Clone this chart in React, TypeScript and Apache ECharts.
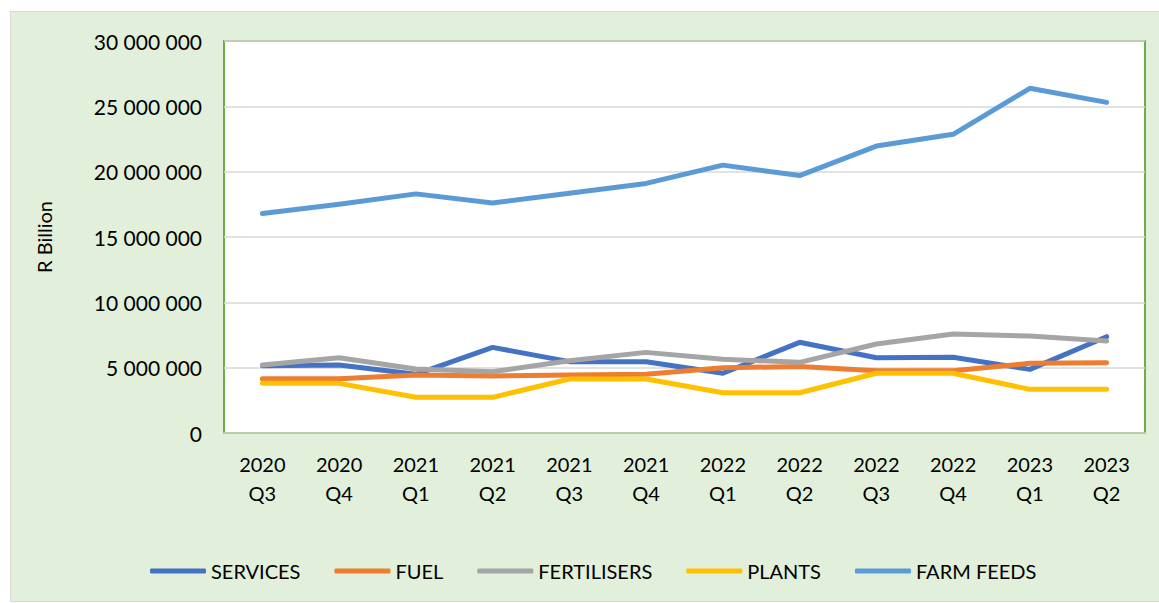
import React, { useEffect, useRef } from "react";
import * as echarts from "echarts";

const categories = [
  "2020 Q3", "2020 Q4", "2021 Q1", "2021 Q2", "2021 Q3", "2021 Q4",
  "2022 Q1", "2022 Q2", "2022 Q3", "2022 Q4", "2023 Q1", "2023 Q2",
];

const services = [5150000, 5200000, 4490000, 6550000, 5460000, 5460000, 4570000, 6940000, 5760000, 5800000, 4870000, 7370000];
const fuel = [4160000, 4160000, 4440000, 4360000, 4440000, 4500000, 5000000, 5080000, 4770000, 4770000, 5330000, 5380000];
const fertilisers = [5200000, 5760000, 4900000, 4690000, 5530000, 6170000, 5640000, 5410000, 6810000, 7580000, 7420000, 7040000];
const plants = [3800000, 3800000, 2730000, 2730000, 4130000, 4130000, 3080000, 3080000, 4570000, 4570000, 3340000, 3340000];
const farmFeeds = [16800000, 17500000, 18300000, 17600000, 18350000, 19100000, 20500000, 19700000, 21960000, 22860000, 26380000, 25300000];

const seriesNames = ["SERVICES", "FUEL", "FERTILISERS", "PLANTS", "FARM FEEDS"];
const seriesData = [services, fuel, fertilisers, plants, farmFeeds];
const seriesColors = ["#4472C4", "#ED7D31", "#A5A5A5", "#FFC000", "#5B9BD5"];

const yTicks = { min: 0, max: 30000000, interval: 5000000 };
const yAxisName = "R Billion";

const FONT = "Lato";

export default function App() {
  const ref = useRef<HTMLDivElement>(null);

  useEffect(() => {
    if (!ref.current) return;
    const chart = echarts.init(ref.current, undefined, { renderer: "svg" });
    chart.setOption({
      animation: false,
      textStyle: { fontFamily: FONT },
      grid: {
        show: true,
        left: 224,
        top: 41,
        right: 14,
        bottom: 170,
        backgroundColor: "#FFFFFF",
        borderColor: "#70AD47",
        borderWidth: 2,
        containLabel: false,
      },
      legend: {
        left: 145,
        top: 556,
        itemWidth: 56,
        itemHeight: 5,
        itemGap: 34,
        icon: "roundRect",
        textStyle: { fontFamily: FONT, fontSize: 20, color: "#000" },
        data: seriesNames,
      },
      xAxis: {
        type: "category",
        data: categories,
        boundaryGap: true,
        axisTick: { show: false },
        axisLine: { show: true, lineStyle: { color: "#B7CFA8", width: 2 } },
        axisLabel: {
          color: "#000",
          fontFamily: FONT,
          fontSize: 20,
          lineHeight: 29,
          margin: 16,
          interval: 0,
          formatter: (v: string) => v.replace(" ", "\n"),
        },
      },
      yAxis: {
        type: "value",
        min: yTicks.min,
        max: yTicks.max,
        interval: yTicks.interval,
        name: yAxisName,
        nameLocation: "middle",
        nameRotate: 90,
        nameGap: 170,
        nameTextStyle: { color: "#000", fontFamily: FONT, fontSize: 20 },
        axisLine: { show: false },
        axisTick: { show: false },
        splitLine: { lineStyle: { color: "#D9D9D9", width: 1.5 } },
        axisLabel: {
          color: "#000",
          fontFamily: FONT,
          fontSize: 21,
          margin: 22,
          formatter: (v: number) => String(v).replace(/\B(?=(\d{3})+(?!\d))/g, " "),
        },
      },
      series: seriesNames.map((name, i) => ({
        name,
        type: "line",
        data: seriesData[i],
        symbol: "none",
        color: seriesColors[i],
        lineStyle: { width: 5, color: seriesColors[i], cap: "round", join: "round" },
      })),
    });
    return () => chart.dispose();
  }, []);

  return (
    <div style={{ position: "absolute", left: 0, top: 0, width: 1159, height: 603, background: "#FFFFFF", overflow: "hidden" }}>
      <div
        style={{
          position: "absolute",
          left: 10,
          top: 11,
          width: 1160,
          height: 589,
          background: "#E2EFDA",
          border: "1.5px solid #D9D9D9",
        }}
      />
      <div ref={ref} style={{ position: "absolute", left: 0, top: 0, width: 1159, height: 603 }} />
    </div>
  );
}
☆ ☆ ☆
**Short exercise**
Everything from the first line of the listing above through the line that contains "import * as" is to be restated word for word, minus the pictures.

**Correct answer**
Clone this chart in React, TypeScript and Apache ECharts.
import React, { useEffect, useRef } from "react";
import * as echarts from "echarts";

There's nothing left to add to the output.